So phantasiert der natürliche Mensch! Geistvoller ist die Aussage, die in der legendären Grablege Maria Magdalenas im burgundischen Vézelay zu finden ist, wo der 22. Juli als „Magdalenentag“ mit viel öffentlichem Interesse begangen wird.
In der „Madeleine“, wie die Basilika liebevoll von den Bewohnern Burgunds genannt wird, reihen sich von West nach Ost vier Raumteile hinter - bzw. untereinander: der dunkle Vorraum im Westen, dann der changierende Wegraum des Langhauses, schließlich der ins strahlende Licht getauchte Chorraum im Osten, darunter die im dunklen Schweigen verharrende Krypta mit den Resten der Gebeine Maria Magdalenas. Die skizzierte Architektur dieser Kirche spiegelt den inneren Weg, den diese Frau gegangen ist, wieder. Es ist ein Weg vom Dunkel zum Licht, ein geistig-seelischer Wandlungsweg. Für sie, eine stadtbekannte Sünderin beginnt durch die Begegnung mit Jesus im Haus Simons des Aussätzigen eine fundamentale Wandlung. Jesu verstehende Worte: „Ihre Sünden sind vergeben, weil sie viel geliebt hat“, öffnet ihr schlagartig eine Bresche, die bis in den Augenblick reicht, als sie am Ostermorgen den Auferstandenen als erste „sieht“. Sie, die Suchende, die Sünderin, ist also letztlich durch das Verzeihen und die Liebe, die Jesus ihr entgegenbrachte, gewandelt worden, so dass ihr ein neues Leben, ein neues Sehen, eine neue Sprache und eine neue Gottesbeziehung aufgingen.
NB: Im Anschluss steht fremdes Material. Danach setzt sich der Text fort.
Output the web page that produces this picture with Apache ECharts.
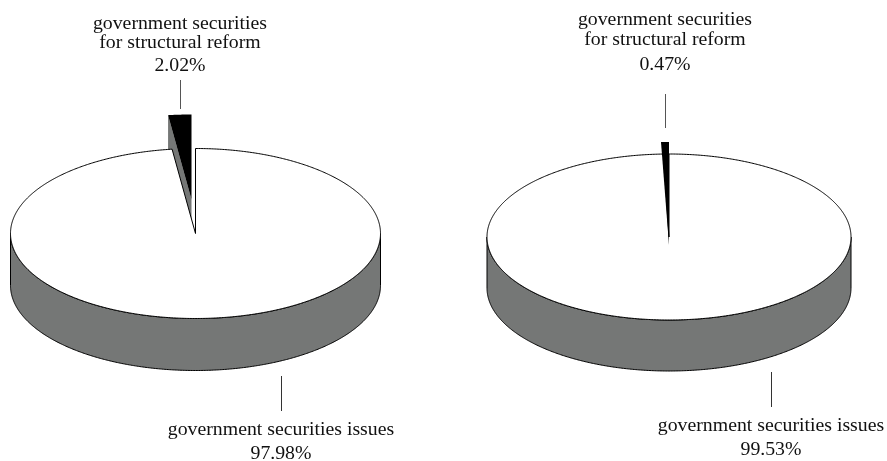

Wenn die lateinischen Kirchenväter, vor allem Papst Gregor der Große, in der Gestalt Maria Magdalenas die namenlose Sünderin im Haus Simons mit Maria aus Bethanien, der Schwester des Lazarus, wie auch mit jener Maria, die unter dem Kreuz steht und dem Auferstandenen am Ostermorgen begegnet, miteinander verschmilzt, so deshalb, um an dieser einen Gestalt einen Wandlungsweg deutlich zu machen, den Jesus im Menschen auslösen kann: Maria Magdalena ist Zeugin einer Wandlung durch Liebe. Aus Gesetzesgerechtigkeit, Besserwisserei und mit Schuldzuweisungen wäre diese Wandlung gewiss nicht geschehen.
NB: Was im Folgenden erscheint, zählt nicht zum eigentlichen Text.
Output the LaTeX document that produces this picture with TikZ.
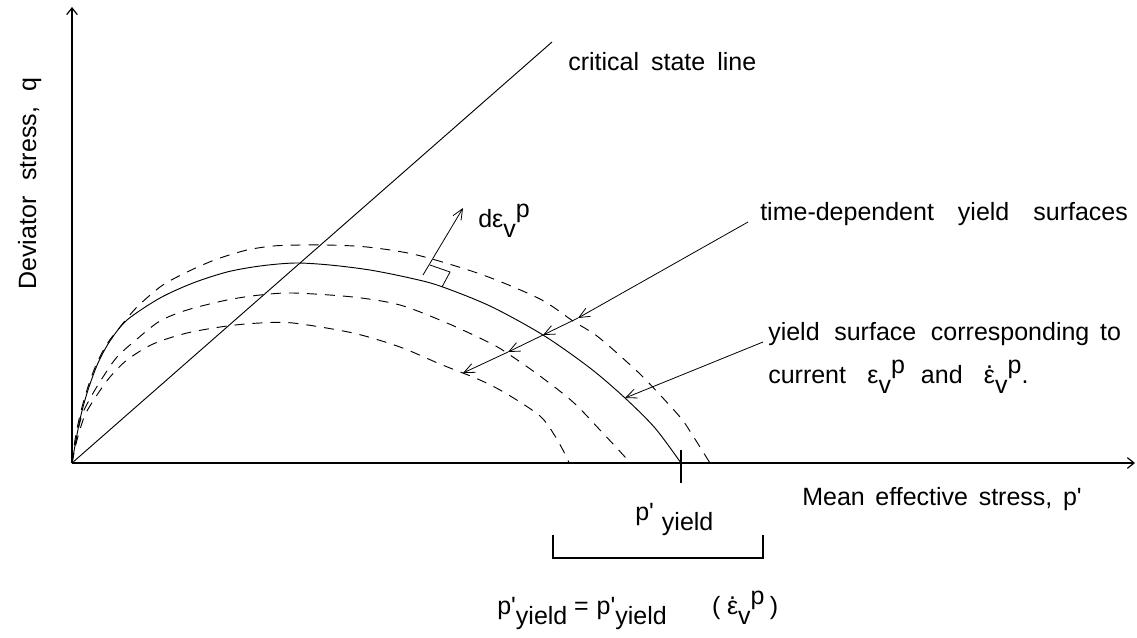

Aschaffenburg birgt zwei Magdalenenaltäre. Der eine Altar, vielleicht der bedeutsamere, aus der Schule Lucas Cranachs, befindet sich im Stiftsmuseum, der andere, von Hans Juncker, in der Stiftsbasilika. Im Blick auf diese beiden Zeugnisse aus der Kunstgeschichte bewegt mich immer mehr der eine Gedanke, dass das Christentum der Welt bedingungslos Jesu Weg verzeihender Liebe vorzuleben hat.